Frankreichs Präsident Emmanuel Macron hat zum Aufbau einer „glaubhaften“ europäischen Verteidigung aufgerufen. „Ich lade in den kommenden Monaten alle Partner ein, eine europäische Verteidigungsinitiative aufzubauen“, sagte Macron am Donnerstag in einer Europa-Rede an der Pariser Universität Sorbonne. Dazu zähle unter anderem der Aufbau einer europäischen Militärakademie.
„Europa muss das, was ihm am Herzen liegt, verteidigen können - mit seinen Verbündeten, wenn sie dazu bereit sind, aber auch allein, wenn es nötig ist“, sagte er. Er bekräftige seine Forderung, bei Rüstungsgütern europäische Produktionen zu bevorzugen und dafür auch gemeinsame Schulden aufzunehmen - Forderungen, die etwa von Deutschland bisher nicht umfassend geteilt werden.
Cybersicherheit stärken, heimische Rüstungsindustrie fördern
Die größte Gefahr für die Sicherheit Europas sei der Krieg in der Ukraine: „Die Grundvoraussetzung für unsere Sicherheit ist, dass Russland diesen Angriffskrieg nicht gewinnt“, sagte Macron. Er schlug die Schaffung einer europäischen Militärakademie vor. Zudem müsse Europa den Bereich Cybersicherheit stärken und die heimische Rüstungsindustrie fördern: „Wie können wir unsere Souveränität, unsere Autonomie aufbauen, wenn wir nicht die Verantwortung übernehmen, unsere eigene europäische Verteidigungsindustrie aufzubauen?“
Frankreich werde dabei seine Rolle spielen, sagte Macron. Die nukleare Abschreckung, über die Frankreich verfüge, sei dabei „ein unumgängliches Element der Verteidigung des europäischen Kontinents“, erklärte Macron. „Dank dieser glaubwürdigen Verteidigung können wir die Sicherheitsgarantien aufbauen, die unsere Partner in ganz Europa erwarten“, betonte er. Der gemeinsame Sicherheitsrahmen könne in der Zukunft auch ermöglichen, „nachbarschaftliche Beziehungen zu Russland aufzubauen“.

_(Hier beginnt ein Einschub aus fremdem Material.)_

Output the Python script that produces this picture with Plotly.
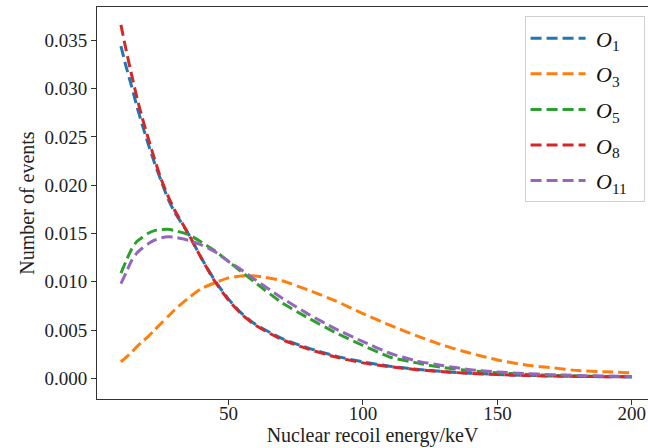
import plotly.graph_objects as go

energy = [10, 12, 14, 16, 18, 20, 22.5, 25, 27.5, 30, 35, 40, 45, 50, 55, 60, 70, 80, 90,
          100, 110, 120, 130, 140, 150, 160, 170, 180, 190, 200]

o1 = [0.0344, 0.0322, 0.0302, 0.0281, 0.0262, 0.0244, 0.0223, 0.0204, 0.0186, 0.0172, 0.0150,
      0.0124, 0.0101, 0.0082, 0.0067, 0.0056, 0.0041, 0.0031, 0.0023, 0.0017, 0.00125, 0.00094,
      0.0007, 0.00053, 0.0004, 0.00031, 0.00025, 0.0002, 0.00017, 0.00015]
o3 = [0.0017, 0.0022, 0.0027, 0.0033, 0.0038, 0.0043, 0.0050, 0.0057, 0.0064, 0.0071, 0.0083,
      0.0093, 0.0099, 0.0104, 0.0106, 0.0106, 0.0101, 0.0091, 0.0080, 0.0067, 0.0055, 0.0044,
      0.0034, 0.0026, 0.0019, 0.0014, 0.0011, 0.0008, 0.00068, 0.00058]
o5 = [0.0109, 0.0122, 0.0134, 0.0142, 0.0146, 0.0150, 0.0153, 0.0154, 0.01543, 0.0153, 0.0149,
      0.0141, 0.0132, 0.0121, 0.0110, 0.0099, 0.0078, 0.0062, 0.0047, 0.0034, 0.0022, 0.0016,
      0.0011, 0.0008, 0.00058, 0.00042, 0.00032, 0.00025, 0.0002, 0.00017]
o8 = [0.0366, 0.0339, 0.0314, 0.0290, 0.0269, 0.0250, 0.0227, 0.0206, 0.0189, 0.0174, 0.0150,
      0.0124, 0.0100, 0.0081, 0.0066, 0.0055, 0.0040, 0.0030, 0.0022, 0.0016, 0.0012, 0.0009,
      0.00068, 0.00051, 0.00039, 0.0003, 0.00024, 0.0002, 0.00017, 0.00015]
o11 = [0.0098, 0.0110, 0.0122, 0.0130, 0.0135, 0.0139, 0.0143, 0.01455, 0.01466, 0.0146, 0.0143,
       0.0138, 0.0131, 0.0121, 0.0112, 0.0102, 0.0083, 0.0066, 0.0051, 0.0038, 0.0026, 0.0018,
       0.0013, 0.0009, 0.00066, 0.0005, 0.00038, 0.0003, 0.00024, 0.0002]

labels = ["\u00a0<i>O</i><sub>1</sub>", "\u00a0<i>O</i><sub>3</sub>", "\u00a0<i>O</i><sub>5</sub>",
          "\u00a0<i>O</i><sub>8</sub>", "\u00a0<i>O</i><sub>11</sub>\u00a0\u00a0"]
series = [o1, o3, o5, o8, o11]
colors = ["#1f77b4", "#ff7f0e", "#2ca02c", "#d62728", "#9467bd"]

x_ticks = [50, 100, 150, 200]
y_ticks = [0.0, 0.005, 0.010, 0.015, 0.020, 0.025, 0.030, 0.035]
y_tick_text = ["0.000", "0.005", "0.010", "0.015", "0.020", "0.025", "0.030", "0.035"]

FONT = "Liberation Serif"

fig = go.Figure()
for i, (lab, ys, col) in enumerate(zip(labels, series, colors)):
    fig.add_trace(go.Scatter(
        x=energy, y=ys, mode="lines", name=lab, legendgroup=str(i),
        line=dict(color=col, width=3, dash="11px,5px", shape="spline", smoothing=0.6),
    ))

axis_col = "#333333"
fig.update_layout(
    width=648, height=448,
    margin=dict(l=97, r=0, t=7, b=49, autoexpand=False),
    paper_bgcolor="white", plot_bgcolor="white",
    font=dict(family=FONT, size=19, color="#222222"),
    showlegend=True,
    legend=dict(
        x=0.776, y=0.976, xanchor="left", yanchor="top",
        bgcolor="rgba(255,255,255,0.8)", bordercolor="#d0d0d0", borderwidth=1,
        font=dict(family=FONT, size=22, color="#111111"),
        tracegroupgap=4, itemwidth=55,
    ),
    xaxis=dict(
        range=[1.1, 206], tickvals=x_ticks, ticktext=[str(v) for v in x_ticks],
        showgrid=False, zeroline=False, automargin=False,
        showline=True, linecolor=axis_col, linewidth=1, mirror=True,
        ticks="outside", ticklen=5, tickcolor=axis_col, tickwidth=1,
        tickfont=dict(family=FONT, size=19), ticklabelstandoff=-8,
        title=dict(text="Nuclear recoil energy/keV", font=dict(family=FONT, size=20), standoff=2),
    ),
    yaxis=dict(
        range=[-0.00214, 0.03845], tickvals=y_ticks, ticktext=y_tick_text,
        showgrid=False, zeroline=False, automargin=False,
        showline=True, linecolor=axis_col, linewidth=1, mirror=False,
        ticks="outside", ticklen=5, tickcolor=axis_col, tickwidth=1,
        tickfont=dict(family=FONT, size=19),
        title=dict(text="Number of events", font=dict(family=FONT, size=20), standoff=4),
    ),
)

fig.write_html("out.html", config={"displayModeBar": False},
               post_script="document.body.style.margin='0';")
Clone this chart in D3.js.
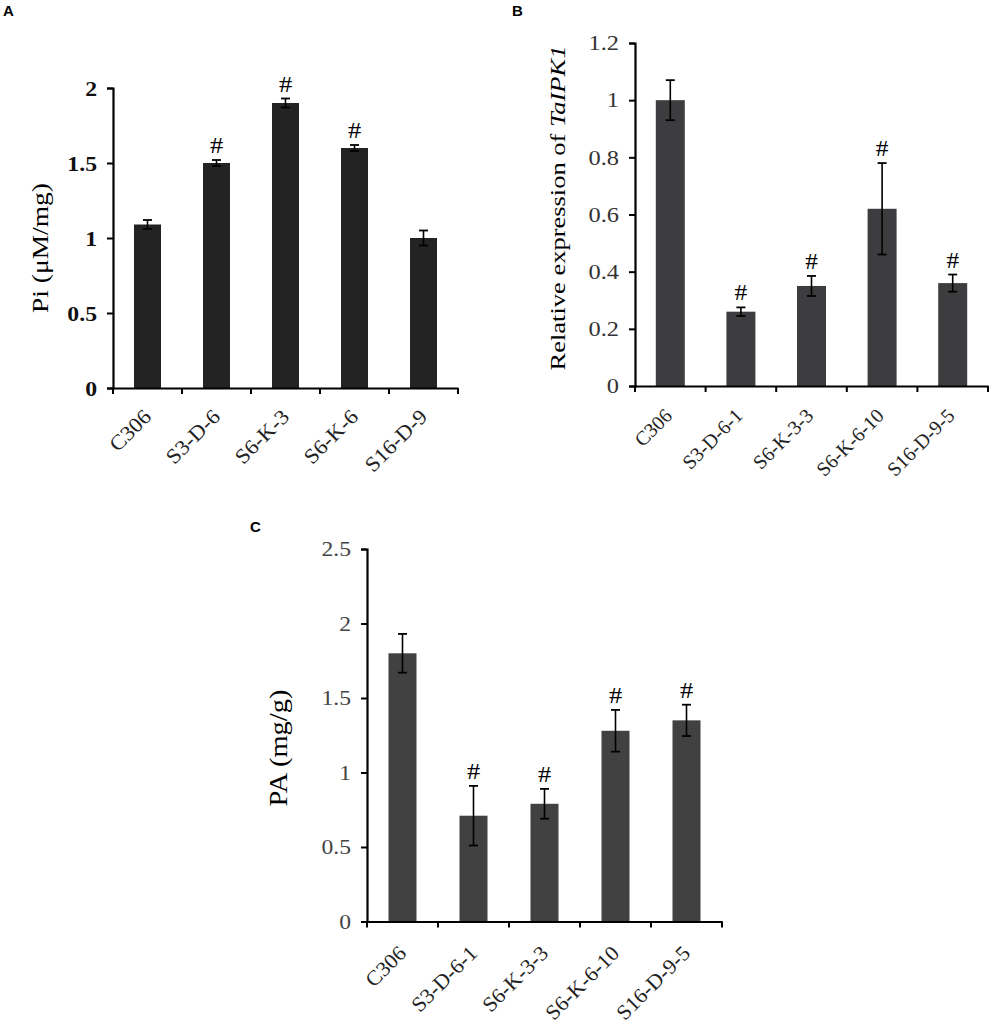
<!DOCTYPE html>
<html><head><meta charset="utf-8">
<script src="https://cdn.jsdelivr.net/npm/d3@7"></script>
<style>body{margin:0;background:#fff}svg{display:block}</style>
</head><body>
<svg id="chart" width="1000" height="1033"></svg>
<script>
// Panel A
const catsA = ["C306","S3-D-6","S6-K-3","S6-K-6","S16-D-9"];
const valsA = [1.09, 1.50, 1.90, 1.60, 1.00];
const errA  = [0.03, 0.02, 0.03, 0.02, 0.05];
const sigA  = [false, true, true, true, false];
const ticksA = [0, 0.5, 1, 1.5, 2];
// Panel B
const catsB = ["C306","S3-D-6-1","S6-K-3-3","S6-K-6-10","S16-D-9-5"];
const valsB = [1.00, 0.26, 0.35, 0.62, 0.36];
const errB  = [0.07, 0.015, 0.035, 0.16, 0.03];
const sigB  = [false, true, true, true, true];
const ticksB = [0, 0.2, 0.4, 0.6, 0.8, 1, 1.2];
// Panel C
const catsC = ["C306","S3-D-6-1","S6-K-3-3","S6-K-6-10","S16-D-9-5"];
const valsC = [1.80, 0.71, 0.79, 1.28, 1.35];
const errC  = [0.13, 0.20, 0.10, 0.14, 0.105];
const sigC  = [false, true, true, true, true];
const ticksC = [0, 0.5, 1, 1.5, 2, 2.5];

const svg = d3.select("#chart");
const serif = "'Liberation Serif','Times New Roman',serif";

function panel(o){
  const g = svg.append("g");
  const xb = d3.scaleBand().domain(o.cats).range([o.x0, o.x1]);
  const y = d3.scaleLinear().domain([0, o.ymax]).range([o.y0, o.y1]);
  const cx = c => xb(c) + xb.bandwidth()/2;
  // bars
  g.selectAll("rect.bar").data(o.vals).join("rect")
    .attr("x", (d,i)=> cx(o.cats[i]) - o.bw/2)
    .attr("width", o.bw)
    .attr("y", d=>y(d)).attr("height", d=>y(0)-y(d))
    .attr("fill", o.fill);
  // error bars
  const eg = g.selectAll("g.err").data(o.vals.map((v,i)=>({v, e:o.err[i], s:o.sig[i], c:o.cats[i]}))).join("g")
    .attr("transform",d=>`translate(${cx(d.c)},0)`);
  eg.append("line").attr("y1",d=>y(d.v+d.e)).attr("y2",d=>y(d.v-d.e))
    .attr("stroke","#000").attr("stroke-width",1.6);
  eg.append("line").attr("x1",-4.5).attr("x2",4.5).attr("y1",d=>y(d.v+d.e)).attr("y2",d=>y(d.v+d.e))
    .attr("stroke","#000").attr("stroke-width",1.8);
  eg.append("line").attr("x1",-4.5).attr("x2",4.5).attr("y1",d=>y(d.v-d.e)).attr("y2",d=>y(d.v-d.e))
    .attr("stroke","#000").attr("stroke-width",1.8);
  eg.filter(d=>d.s).append("text")
    .attr("transform",d=>`translate(0,${y(d.v+d.e)-7}) scale(1.1,1)`)
    .attr("text-anchor","middle").attr("font-family",serif).attr("font-size",o.hashSize)
    .attr("fill","#000").text("#");
  // y axis
  const ya = g.append("g").attr("transform",`translate(${o.x0},0)`)
    .call(d3.axisLeft(y).tickValues(o.ticks).tickSize(6).tickPadding(0).tickFormat(d=>String(d)));
  ya.select(".domain").attr("stroke","#000").attr("stroke-width",2.2);
  ya.selectAll(".tick line").attr("stroke","#000").attr("stroke-width",2);
  ya.selectAll(".tick text")
    .attr("x",null).attr("dy",null)
    .attr("transform",`translate(${-6-o.tickPad},${o.tickSize*0.34}) scale(${o.tickStretch},1)`)
    .attr("font-family",serif).attr("font-size",o.tickSize)
    .attr("font-weight",o.tickWeight).attr("fill",o.tickColor);
  // x axis
  const xa = g.append("g").attr("transform",`translate(0,${o.y0})`)
    .call(d3.axisBottom(xb).tickSize(0).tickFormat(""));
  xa.select(".domain").attr("stroke","#000").attr("stroke-width",2.2);
  xa.selectAll(".tick").remove();
  const edges = o.cats.map(c=>xb(c)).concat([o.x1]);
  g.selectAll("line.xt").data(edges).join("line")
    .attr("x1",d=>d).attr("x2",d=>d).attr("y1",o.y0).attr("y2",o.y0+6)
    .attr("stroke","#000").attr("stroke-width",2);
  g.selectAll("text.xl").data(o.cats).join("text")
    .attr("transform",c=>`translate(${cx(c)+o.xlDx},${o.y0+o.xlDy}) rotate(-45) scale(${o.xlStretch},1)`)
    .attr("text-anchor","end").attr("font-family",serif).attr("font-size",o.xlabSize)
    .attr("font-weight",o.xlWeight||"normal")
    .attr("fill","#222").text(c=>c);
  // y label
  const yl = g.append("text")
    .attr("transform",`translate(${o.ylx},${o.ylcy}) rotate(-90)`)
    .attr("text-anchor","middle").attr("font-family",serif).attr("font-size",o.ylSize).attr("fill","#000")
    .attr("textLength",o.ylLen).attr("lengthAdjust","spacingAndGlyphs");
  o.ylabel.forEach(p=>yl.append("tspan").attr("font-style",p.it?"italic":"normal").text(p.t));
  // panel letter
  g.append("text").attr("x",o.lx).attr("y",o.ly).attr("font-family","'Liberation Sans',Arial,sans-serif")
    .attr("font-weight","bold").attr("font-size",15).attr("fill","#000").text(o.letter);
}

panel({cats:catsA, vals:valsA, err:errA, sig:sigA, ticks:ticksA, ymax:2,
  x0:113, x1:458, y0:388, y1:88, bw:27, fill:"#232323",
  tickSize:22, tickStretch:1.08, tickWeight:"bold", tickColor:"#111", tickPad:10, hashSize:24,
  xlabSize:21, xlStretch:1.08, xlDx:5, xlDy:30,
  ylabel:[{t:"Pi (μM/mg)"}], ylx:48, ylcy:248, ylSize:24, ylLen:130, letter:"A", lx:3, ly:16});

panel({cats:catsB, vals:valsB, err:errB, sig:sigB, ticks:ticksB, ymax:1.2,
  x0:635, x1:988, y0:386, y1:43, bw:29, fill:"#3d3d3f",
  tickSize:20, tickStretch:1.22, tickWeight:"normal", tickColor:"#333", tickPad:10, hashSize:23,
  xlabSize:20, xlStretch:1.0, xlDx:3, xlDy:31,
  ylabel:[{t:"Relative expression of "},{t:"TaIPK1",it:true}], ylx:565, ylcy:208, ylSize:21, ylLen:325,
  letter:"B", lx:512, ly:16});

panel({cats:catsC, vals:valsC, err:errC, sig:sigC, ticks:ticksC, ymax:2.5,
  x0:367, x1:722, y0:921.5, y1:549, bw:28, fill:"#414141",
  tickSize:20, tickStretch:1.18, tickWeight:"normal", tickColor:"#444", tickPad:10, hashSize:24,
  xlabSize:21, xlStretch:1.05, xlDx:5, xlDy:33,
  ylabel:[{t:"PA (mg/g)"}], ylx:287, ylcy:748, ylSize:25, ylLen:117, letter:"C", lx:250, ly:532});
</script>
</body></html>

„Unser Europa heute ist sterblich, es kann sterben, und das hängt allein von unseren Entscheidungen ab“
Macron warnte vor schwindendem Einfluss Europas. „Es besteht ein immenses Risiko, geschwächt oder gar abgehängt zu werden“, sagte Macron. „Unser Europa heute ist sterblich, es kann sterben, und das hängt allein von unseren Entscheidungen ab“, sagte er in seiner Rede, die als Beitrag zum Europawahlkampf gewertet wurde. Macron hatte bereits 2017 in demselben prunkvollen Hörsaal der Sorbonne zu einer größeren Souveränität Europas und einer stärkeren gemeinsamen Verteidigung aufgerufen.
Der Präsident hatte in jüngster Zeit zudem mit der Bemerkung für Aufmerksamkeit gesorgt, dass der Einsatz westlicher Bodentruppen in der Ukraine nicht ausgeschlossen sei. Solche Überlegungen treffen beim deutschen Bundeskanzler Olaf Scholz auf Ablehnung. Auch Bundeskanzler Karl Nehammer (ÖVP) hatte erklärt, Macrons Vorstoß sei „keine gemeinsame Position“. Als weitere Beispiele von Interessenkonflikten nannte der deutsche Regierungssprecher Steffen Hebestreit unlängst zudem geplante gemeinsame Projekte wie die Entwicklung eines Kampfflugzeuges und eines Kampfpanzers.
Macron verlor 2022 seine parlamentarische Mehrheit. Auch seine persönlichen Popularitätswerte in Frankreich sind gesunken. Seine zentristische Partei Renaissance liegt in den Umfragen vor den Europawahlen im Juni hinter dem rechtsextremen Rassemblement National (RN).